Disabled people have been failed by the government’s inability to manage the assessments for disability benefits that are carried out by outsourcing giants Atos, Maximus and Capita, according to the chair of an influential committee of MPs.
Labour MP Meg Hillier, who chairs the Commons public accounts committee, spoke out after a damning report by the public spending watchdog, which found spending on assessments was set to double in just two years while the three companies were failing to meet the required standards.
The assessments help determine eligibility for employment and support allowance (ESA) and personal independence payment (PIP), and also aim to support people on sick leave back into work as part of the new Fit for Work service.
But the National Audit Office (NAO) said the Department for Work and Pensions (DWP) had failed to achieve value for money from the health and disability assessments it had contracted out to Atos, Maximus and Capita.
In 2014-15, DWP spent about £275 million on assessment contracts, but this is expected to more than double to £579 million by 2016-17.
Between April 2015 and March 2018, DWP expects the three companies to carry out about seven million assessments, at an estimated cost of £1.6 billion.
It also expects the contractors will increase the number of healthcare professionals they employ by more than 80 per cent, from 2,200 in May 2015 to 4,050 in November 2016.
NAO said the cost of the assessments was rising and Atos, Capita and Maximus were “still struggling to meet expected performance standards”.
It points in the report to DWP’s contract with Maximus, which took over the provision of ESA assessments from Atos in March 2015.
Under the contract, the government expects to pay Maximus £595 million over three years for 3.4 million assessments, at a cost of about £190 per assessment, compared with £115 per assessment under the previous contract with Atos – an increase of 65 per cent.

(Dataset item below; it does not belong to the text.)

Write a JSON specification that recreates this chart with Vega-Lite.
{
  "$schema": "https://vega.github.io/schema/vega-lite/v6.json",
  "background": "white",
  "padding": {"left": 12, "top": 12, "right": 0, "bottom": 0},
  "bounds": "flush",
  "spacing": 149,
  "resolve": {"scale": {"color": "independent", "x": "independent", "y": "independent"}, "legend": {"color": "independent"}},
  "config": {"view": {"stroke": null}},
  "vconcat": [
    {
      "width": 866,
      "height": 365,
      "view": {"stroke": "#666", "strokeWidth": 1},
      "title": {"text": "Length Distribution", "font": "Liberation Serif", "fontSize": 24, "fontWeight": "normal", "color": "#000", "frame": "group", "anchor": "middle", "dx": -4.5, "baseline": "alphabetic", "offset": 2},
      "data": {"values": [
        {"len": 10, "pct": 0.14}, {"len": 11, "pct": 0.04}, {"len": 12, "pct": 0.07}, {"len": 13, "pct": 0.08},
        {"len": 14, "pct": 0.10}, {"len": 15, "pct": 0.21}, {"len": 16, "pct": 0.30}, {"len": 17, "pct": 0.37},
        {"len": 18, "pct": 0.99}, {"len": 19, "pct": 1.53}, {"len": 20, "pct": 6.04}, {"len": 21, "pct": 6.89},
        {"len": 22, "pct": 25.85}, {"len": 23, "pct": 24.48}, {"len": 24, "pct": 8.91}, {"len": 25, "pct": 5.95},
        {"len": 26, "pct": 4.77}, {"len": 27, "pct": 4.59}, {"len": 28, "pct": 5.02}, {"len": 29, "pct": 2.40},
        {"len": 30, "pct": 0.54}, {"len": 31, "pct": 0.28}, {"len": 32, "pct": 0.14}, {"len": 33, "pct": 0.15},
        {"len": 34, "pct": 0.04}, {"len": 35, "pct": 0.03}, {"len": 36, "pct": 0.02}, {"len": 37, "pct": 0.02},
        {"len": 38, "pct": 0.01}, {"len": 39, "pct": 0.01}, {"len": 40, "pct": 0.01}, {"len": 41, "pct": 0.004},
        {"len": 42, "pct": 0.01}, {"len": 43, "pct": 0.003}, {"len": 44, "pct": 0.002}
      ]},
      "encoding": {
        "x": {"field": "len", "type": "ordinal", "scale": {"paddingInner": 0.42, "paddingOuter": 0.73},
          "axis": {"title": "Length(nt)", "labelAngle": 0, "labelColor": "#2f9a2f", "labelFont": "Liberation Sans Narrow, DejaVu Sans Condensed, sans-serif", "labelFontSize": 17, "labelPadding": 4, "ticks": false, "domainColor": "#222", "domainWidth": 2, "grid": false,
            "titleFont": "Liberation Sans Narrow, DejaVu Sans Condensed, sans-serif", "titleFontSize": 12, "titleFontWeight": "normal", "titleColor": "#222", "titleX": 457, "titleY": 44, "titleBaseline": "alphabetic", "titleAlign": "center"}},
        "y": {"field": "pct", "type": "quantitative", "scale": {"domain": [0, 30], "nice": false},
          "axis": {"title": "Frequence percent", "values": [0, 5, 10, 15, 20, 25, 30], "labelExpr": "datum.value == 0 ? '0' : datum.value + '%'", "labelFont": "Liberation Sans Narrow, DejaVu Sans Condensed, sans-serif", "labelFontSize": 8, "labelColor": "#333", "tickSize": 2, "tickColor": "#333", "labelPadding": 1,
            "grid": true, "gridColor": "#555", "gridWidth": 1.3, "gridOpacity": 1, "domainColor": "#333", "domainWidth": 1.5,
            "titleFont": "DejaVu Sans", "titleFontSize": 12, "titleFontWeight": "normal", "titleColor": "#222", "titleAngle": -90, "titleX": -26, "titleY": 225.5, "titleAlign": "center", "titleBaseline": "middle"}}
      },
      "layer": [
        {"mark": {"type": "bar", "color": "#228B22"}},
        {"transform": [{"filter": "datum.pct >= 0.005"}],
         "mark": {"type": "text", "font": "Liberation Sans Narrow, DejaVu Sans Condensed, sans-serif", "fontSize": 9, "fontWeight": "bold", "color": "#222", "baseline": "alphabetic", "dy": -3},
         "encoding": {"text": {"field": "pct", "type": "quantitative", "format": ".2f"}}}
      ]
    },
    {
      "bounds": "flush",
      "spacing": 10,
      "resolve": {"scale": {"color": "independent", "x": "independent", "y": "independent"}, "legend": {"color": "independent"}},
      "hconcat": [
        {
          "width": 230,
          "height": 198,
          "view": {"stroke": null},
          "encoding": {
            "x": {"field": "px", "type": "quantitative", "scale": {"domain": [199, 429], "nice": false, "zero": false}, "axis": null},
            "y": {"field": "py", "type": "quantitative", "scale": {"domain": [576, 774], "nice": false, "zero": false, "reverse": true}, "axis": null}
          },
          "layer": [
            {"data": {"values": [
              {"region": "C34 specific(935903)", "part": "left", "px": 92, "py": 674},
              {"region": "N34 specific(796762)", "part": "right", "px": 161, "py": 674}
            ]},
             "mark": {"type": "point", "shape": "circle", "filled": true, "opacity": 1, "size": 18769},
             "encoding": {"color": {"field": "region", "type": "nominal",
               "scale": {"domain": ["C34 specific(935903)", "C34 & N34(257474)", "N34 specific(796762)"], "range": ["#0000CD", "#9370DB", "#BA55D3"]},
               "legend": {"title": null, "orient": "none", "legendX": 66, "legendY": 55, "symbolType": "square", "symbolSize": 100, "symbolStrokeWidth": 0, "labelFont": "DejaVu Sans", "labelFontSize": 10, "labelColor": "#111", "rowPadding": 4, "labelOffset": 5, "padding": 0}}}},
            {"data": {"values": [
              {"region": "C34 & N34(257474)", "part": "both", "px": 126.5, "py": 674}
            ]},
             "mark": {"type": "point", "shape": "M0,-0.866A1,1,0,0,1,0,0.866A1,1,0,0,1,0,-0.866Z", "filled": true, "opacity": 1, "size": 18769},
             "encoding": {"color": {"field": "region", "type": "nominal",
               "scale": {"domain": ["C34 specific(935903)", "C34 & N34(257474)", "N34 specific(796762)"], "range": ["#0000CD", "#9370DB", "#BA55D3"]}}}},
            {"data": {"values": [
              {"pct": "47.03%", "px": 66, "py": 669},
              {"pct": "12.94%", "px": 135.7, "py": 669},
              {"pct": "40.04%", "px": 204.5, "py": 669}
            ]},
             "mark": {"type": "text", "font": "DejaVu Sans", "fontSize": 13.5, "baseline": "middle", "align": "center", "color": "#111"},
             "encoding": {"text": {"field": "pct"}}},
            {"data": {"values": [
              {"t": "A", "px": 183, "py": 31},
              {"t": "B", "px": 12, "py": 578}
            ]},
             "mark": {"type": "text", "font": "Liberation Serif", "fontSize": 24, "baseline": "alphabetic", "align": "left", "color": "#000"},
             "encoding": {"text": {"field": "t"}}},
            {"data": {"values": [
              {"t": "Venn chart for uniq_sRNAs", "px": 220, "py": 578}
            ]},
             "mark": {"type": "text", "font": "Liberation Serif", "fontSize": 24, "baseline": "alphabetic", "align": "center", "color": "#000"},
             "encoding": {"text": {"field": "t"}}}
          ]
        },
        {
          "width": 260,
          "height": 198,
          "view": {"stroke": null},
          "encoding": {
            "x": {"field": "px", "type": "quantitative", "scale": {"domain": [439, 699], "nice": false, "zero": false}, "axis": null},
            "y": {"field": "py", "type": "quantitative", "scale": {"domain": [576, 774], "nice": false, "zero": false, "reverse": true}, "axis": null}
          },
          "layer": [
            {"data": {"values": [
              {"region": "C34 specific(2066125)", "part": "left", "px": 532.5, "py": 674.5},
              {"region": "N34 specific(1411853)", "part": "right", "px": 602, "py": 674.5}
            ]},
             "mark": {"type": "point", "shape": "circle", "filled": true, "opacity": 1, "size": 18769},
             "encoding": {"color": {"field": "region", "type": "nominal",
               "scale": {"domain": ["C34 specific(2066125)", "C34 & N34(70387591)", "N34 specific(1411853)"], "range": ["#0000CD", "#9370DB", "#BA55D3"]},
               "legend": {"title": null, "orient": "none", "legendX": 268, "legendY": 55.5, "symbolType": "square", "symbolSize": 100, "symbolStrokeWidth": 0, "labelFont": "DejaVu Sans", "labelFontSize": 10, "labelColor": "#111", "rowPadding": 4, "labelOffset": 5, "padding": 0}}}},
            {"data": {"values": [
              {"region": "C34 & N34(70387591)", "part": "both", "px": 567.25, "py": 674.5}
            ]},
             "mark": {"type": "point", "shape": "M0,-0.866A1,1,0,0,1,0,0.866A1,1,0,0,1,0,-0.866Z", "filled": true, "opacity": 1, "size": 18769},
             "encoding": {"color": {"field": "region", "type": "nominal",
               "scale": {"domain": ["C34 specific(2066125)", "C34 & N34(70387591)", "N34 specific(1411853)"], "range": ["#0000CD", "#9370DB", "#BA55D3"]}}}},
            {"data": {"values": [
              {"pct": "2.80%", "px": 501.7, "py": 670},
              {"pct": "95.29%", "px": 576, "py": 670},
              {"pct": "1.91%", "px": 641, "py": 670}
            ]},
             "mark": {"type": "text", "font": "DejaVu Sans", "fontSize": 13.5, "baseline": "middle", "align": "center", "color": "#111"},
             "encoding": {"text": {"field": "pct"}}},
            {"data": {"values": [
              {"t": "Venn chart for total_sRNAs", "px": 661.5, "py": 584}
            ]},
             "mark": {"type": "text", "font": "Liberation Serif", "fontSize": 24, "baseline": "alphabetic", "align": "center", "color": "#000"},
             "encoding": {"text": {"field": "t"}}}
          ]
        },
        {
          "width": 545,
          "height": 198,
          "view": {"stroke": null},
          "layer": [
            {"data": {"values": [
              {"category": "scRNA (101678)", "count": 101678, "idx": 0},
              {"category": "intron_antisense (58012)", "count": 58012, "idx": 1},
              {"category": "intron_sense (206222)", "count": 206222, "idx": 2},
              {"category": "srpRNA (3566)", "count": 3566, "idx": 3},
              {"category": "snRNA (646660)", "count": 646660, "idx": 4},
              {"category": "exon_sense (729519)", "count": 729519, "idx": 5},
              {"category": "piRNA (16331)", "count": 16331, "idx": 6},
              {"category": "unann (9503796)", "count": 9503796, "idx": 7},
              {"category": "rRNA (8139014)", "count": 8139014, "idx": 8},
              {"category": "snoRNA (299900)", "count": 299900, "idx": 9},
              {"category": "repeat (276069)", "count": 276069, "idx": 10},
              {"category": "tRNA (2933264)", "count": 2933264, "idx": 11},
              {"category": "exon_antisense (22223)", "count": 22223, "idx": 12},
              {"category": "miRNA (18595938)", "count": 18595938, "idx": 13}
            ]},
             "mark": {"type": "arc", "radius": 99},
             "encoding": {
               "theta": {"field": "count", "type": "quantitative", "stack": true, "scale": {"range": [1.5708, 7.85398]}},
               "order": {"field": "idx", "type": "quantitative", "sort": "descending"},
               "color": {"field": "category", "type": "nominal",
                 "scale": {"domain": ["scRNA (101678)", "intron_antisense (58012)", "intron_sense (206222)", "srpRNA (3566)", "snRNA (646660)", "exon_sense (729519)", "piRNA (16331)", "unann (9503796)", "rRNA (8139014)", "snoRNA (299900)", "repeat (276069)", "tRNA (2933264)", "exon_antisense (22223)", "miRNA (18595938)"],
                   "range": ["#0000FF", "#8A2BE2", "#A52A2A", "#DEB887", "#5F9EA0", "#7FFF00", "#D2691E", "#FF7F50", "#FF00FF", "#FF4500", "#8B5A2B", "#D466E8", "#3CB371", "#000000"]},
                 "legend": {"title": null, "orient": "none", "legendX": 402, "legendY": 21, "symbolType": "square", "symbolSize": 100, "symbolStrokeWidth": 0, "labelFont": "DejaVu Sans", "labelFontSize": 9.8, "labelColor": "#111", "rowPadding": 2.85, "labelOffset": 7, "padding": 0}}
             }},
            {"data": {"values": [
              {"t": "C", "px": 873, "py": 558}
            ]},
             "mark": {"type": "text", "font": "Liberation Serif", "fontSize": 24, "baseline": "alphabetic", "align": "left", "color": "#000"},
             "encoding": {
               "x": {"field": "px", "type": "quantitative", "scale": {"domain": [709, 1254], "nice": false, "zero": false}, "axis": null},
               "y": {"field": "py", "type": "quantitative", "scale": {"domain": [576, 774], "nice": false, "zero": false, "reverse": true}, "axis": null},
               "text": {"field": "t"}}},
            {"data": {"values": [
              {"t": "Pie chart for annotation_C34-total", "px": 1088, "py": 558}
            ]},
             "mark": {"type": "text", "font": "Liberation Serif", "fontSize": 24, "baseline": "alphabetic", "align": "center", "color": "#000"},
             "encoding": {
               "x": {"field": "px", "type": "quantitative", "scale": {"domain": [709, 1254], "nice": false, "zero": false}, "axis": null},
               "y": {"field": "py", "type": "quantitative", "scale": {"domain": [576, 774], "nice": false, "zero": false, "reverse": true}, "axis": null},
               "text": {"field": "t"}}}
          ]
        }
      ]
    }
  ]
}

DWP has told NAO that the increase in cost is partly due to Maximus carrying out a higher proportion of face-to-face assessments than Atos, and paying higher salaries for healthcare professionals.
The estimated cost of hiring and training a London-based nurse to carry out ESA assessments has increased from an average £26,000 in spring 2014 under the Atos contract to £44,000 for a London-based nurse in 2015-16 under Maximus.
The report also says that despite Atos and Capita now taking an average of four weeks to process a PIP assessment, compared to 29 weeks in mid-2014, and Maximus taking 23 weeks for an ESA assessment (compared to 29 weeks previously), by last August there was still a backlog of at least 280,000 ESA assessments.
NAO also warned that Maximus was “not on track to complete the expected number of assessments” for 2015-16 – DWP set a target of nearly one million ESA assessments – and “has missed assessment report quality targets since the start of the contract”.
It said that both Atos and Capita have failed to meet PIP assessment report quality targets since October 2013.
NAO said DWP had expanded its performance management team and managed the transition between ESA providers “smoothly”, after Atos requested an early exit from its contract.
Amyas Morse, NAOs, said DWP had “addressed some of its immediate operational issues” in managing the assessments but “now needs to take action to break a perpetuating cycle of optimistic targets, contractual underperformance and costly recovery”.
He added: “The department is paying more for assessments, but providers are still not meeting expected performance levels.
“The department needs providers to complete the planned number of assessments so that it can achieve the significant benefit savings it expects to make over the next few years.”
NAO called on DWP to “develop an overall commercial strategy for assessments, set challenging realistic targets for providers and engage with providers to learn from previous experience”.
Hillier said: “The department’s approach has been unclear, its targets untested and consistently missed and future delivery is under threat.
“With the annual cost of assessments now expected to rise to a staggering £579 million in 2016-17, taxpayers have been left to foot the bill.”
She added: “Contracting out the delivery of public services does not absolve the department from its responsibilities to ensure that taxpayers’ money is well-spent.
“The department needs to do more to ensure private providers deliver a better deal for sick and disabled people, as assessments have a huge impact on their ability to access vital cash to live with dignity.”